A atual embaixada insular em São Bento, representa menos de 7% dos 230 deputados. Por aqui se vê o formato subtil e colonial de como se arranjou o estratagema de, por um lado, hipocritamente se poder dizer que as Ilhas estão democraticamente (?) representadas, mas pelo inverso estão absolutamente controladas nas suas reivindicações sociais, financeiras, políticas, etc.,apesar de ambas terem o maior Hidrotório da Europa, riqueza imensa no milhão de quilómetros quadrados de Mar e que Portugal já começou a explorar sem querer compartilhar com os Arquipélagos.
Os partidos que enviam – por eleição viciada e partidária – cinco pessoas para São Bento, tudo que desejam é aumentar o número de representantes, pois isto traz-lhes benefícios financeiros. Igualmente para os cinco que vão representar os Açores, o seu interesse reside principescamente no considerável aumento do seu salário, suas benesses e a vida engraçada da capital, com uma enorme panóplia de restaurantes e vida noturna.
Além de tudo, Lisboa e o contato mais direto com as chefias e influências partidárias, fornece possibilidades de carreiras futuristas num grande leque de bateria culinária (tachos, panelas, panelões, frigideiras, etc.)
A defesa dos interesses dos Açores quase nunca é debatida acerrimamente, para não ferir as suscetibilidades dos chefões, nem do público parlamentar em geral. Mexer em assuntos sensíveis como o Mar dos Açores, a manutenção dos vergonhosos edifícios públicos nas Ilhas, a escassez de forças policiais de segurança (PSP e GNR), a construção de nova cadeia, devolvendo a humanidade e dignidade aos detidos, etc., etc., etc. O debate deveria ser contínuo e incessante. No entanto fala-se uma vez (baixinho e combinado) e pronto… passemos adiante sem nada dizer.

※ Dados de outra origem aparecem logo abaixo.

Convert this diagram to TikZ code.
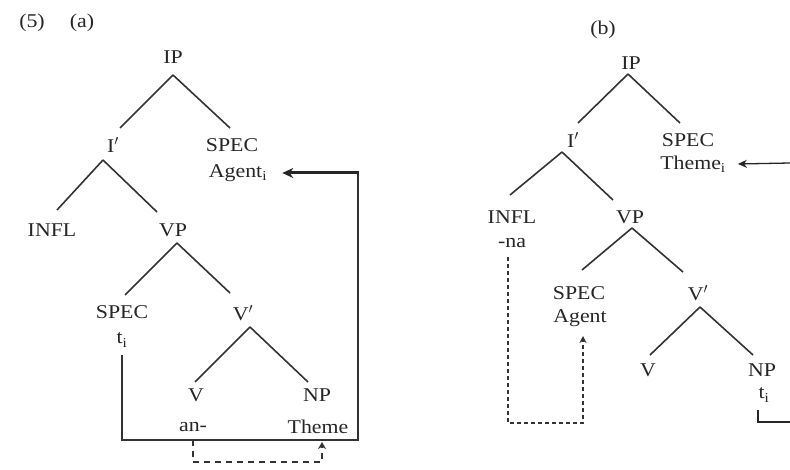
\documentclass[tikz,border=0pt]{standalone}
\usepackage{fontspec}
\setmainfont{Liberation Serif}[FakeStretch=1.12]
\usetikzlibrary{arrows.meta,calc}
\begin{document}
\begin{tikzpicture}[x=1pt,y=-1pt,
  lbl/.style={font=\fontsize{19.5}{21}\selectfont, inner sep=1pt, text=black!85},
  branch/.style={line width=1.6pt, draw=black!80},
  solidarr/.style={line width=1.6pt, draw=black!80},
  dasharr/.style={line width=1.5pt, draw=black!80, dash pattern=on 6pt off 5pt},
  dotarr/.style={line width=1.5pt, draw=black!80, dash pattern=on 4pt off 3pt}]
\useasboundingbox[fill=white] (0,0) rectangle (790,470);

% ---------- (a) ----------
\node[lbl] (n5) at (32,23) {(5)};
\node[lbl] (na) at (82,23) {(a)};
\node[lbl] (IPa) at (173,57) {IP};
\node[lbl] (Ia) at (113,145) {I$'$};
\node[lbl] (SPECa) at (232,145) {SPEC};
\node[lbl] (Agenta) at (238,173) {Agent\textsubscript{i}};
\node[lbl] (INFLa) at (52,230) {INFL};
\node[lbl] (VPa) at (173,230) {VP};
\node[lbl] (SPECta) at (122,312) {SPEC};
\node[lbl] (ta) at (122,340) {t\textsubscript{i}};
\node[lbl] (Vbara) at (243,313) {V$'$};
\node[lbl] (Va) at (196,395) {V};
\node[lbl] (NPa) at (317,395) {NP};
\node[lbl] (ana) at (193,427) {an-};
\node[lbl] (Themea) at (318,427) {Theme};

\draw[branch] ($(IPa)+(0,18)$) -- ($(Ia)+(7,-17)$);
\draw[branch] ($(IPa)+(0,18)$) -- ($(SPECa)+(-2,-17)$);
\draw[branch] ($(Ia)+(-10,15)$) -- ($(INFLa)+(5,-20)$);
\draw[branch] ($(Ia)+(-10,15)$) -- ($(VPa)+(-16,-18)$);
\draw[branch] ($(VPa)+(4,13)$) -- ($(SPECta)+(3,-17)$);
\draw[branch] ($(VPa)+(4,13)$) -- ($(Vbara)+(-13,-20)$);
\draw[branch] ($(Vbara)+(7,14)$) -- ($(Va)+(-1,-13)$);
\draw[branch] ($(Vbara)+(7,14)$) -- ($(NPa)+(-9,-13)$);

\coordinate (a1) at (122,440);
\coordinate (a2) at (358,440);
\coordinate (a3) at (358,173);
\draw[solidarr] ($(ta)+(0,15)$) -- (a1) -- (a2) -- (a3);
\draw[line width=3pt, draw=black!85, -{Stealth[length=11pt,width=10pt]}] ($(a3)+(0.8,0)$) -- ($(Agenta.east)+(14,0)$);

\coordinate (d1) at (193,462);
\coordinate (d2) at (322,462);
\draw[dasharr, -{Stealth[length=7pt,width=8pt]}] ($(ana)+(0,13)$) -- (d1) -- (d2) -- ($(Themea)+(4,15)$);

% ---------- (b) ----------
\node[lbl] (nb) at (603,30) {(b)};
\node[lbl] (IPb) at (631,63) {IP};
\node[lbl] (Ib) at (573,140) {I$'$};
\node[lbl] (SPECb) at (688,140) {SPEC};
\node[lbl] (Themeb) at (693,164) {Theme\textsubscript{i}};
\node[lbl] (INFLb) at (512,217) {INFL};
\node[lbl] (VPb) at (630,217) {VP};
\node[lbl] (nab) at (512,243) {-na};
\node[lbl] (SPECb2) at (579,293) {SPEC};
\node[lbl] (Agentb) at (580,318) {Agent};
\node[lbl] (Vbarb) at (698,293) {V$'$};
\node[lbl] (Vb) at (648,370) {V};
\node[lbl] (NPb) at (762,370) {NP};
\node[lbl] (tb) at (764,395) {t\textsubscript{i}};

\draw[branch] ($(IPb)+(-3,11)$) -- ($(Ib)+(5,-17)$);
\draw[branch] ($(IPb)+(-3,11)$) -- ($(SPECb)+(-8,-17)$);
\draw[branch] ($(Ib)+(-11,12)$) -- ($(INFLb)+(-2,-22)$);
\draw[branch] ($(Ib)+(-11,12)$) -- ($(VPb)+(-17,-17)$);
\draw[branch] ($(VPb)+(2,11)$) -- ($(SPECb2)+(3,-23)$);
\draw[branch] ($(VPb)+(2,11)$) -- ($(Vbarb)+(-15,-21)$);
\draw[branch] ($(Vbarb)+(2,14)$) -- ($(Vb)+(2,-15)$);
\draw[branch] ($(Vbarb)+(2,14)$) -- ($(NPb)+(-9,-15)$);

\coordinate (bT) at (790,163);
\draw[line width=1.3pt, draw=black!85, -{Stealth[length=9pt,width=8pt]}] (bT) -- ($(Themeb.east)+(11,0)$);

\coordinate (bN1) at (758,422);
\coordinate (bN2) at (790,422);
\draw[line width=1.8pt, draw=black!85] ($(tb)+(-6,15)$) -- (bN1) -- (bN2);

\coordinate (bd1) at (508,423);
\coordinate (bd2) at (583,423);
\draw[dotarr, -{Stealth[length=7pt,width=7pt]}] ($(nab)+(-4,14)$) -- (bd1) -- (bd2) -- ($(Agentb)+(3,18)$);
\end{tikzpicture}
\end{document}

Nas presentes condições conspiratórias e antidemocráticas desta fantochada representativa, que de representação não tem nada dada a sua impotência minoritária, todos os eleitos para São Bento em representação dos Açores e da Madeira, não passam de eunucos políticos, cujas funções de procriação política está dramaticamente arrancada à nascença das neo-autonomias que representam, ditadas por um estatuto fascizante e uma máscara constitucional pintada ao gosto dos vira-latas de abril.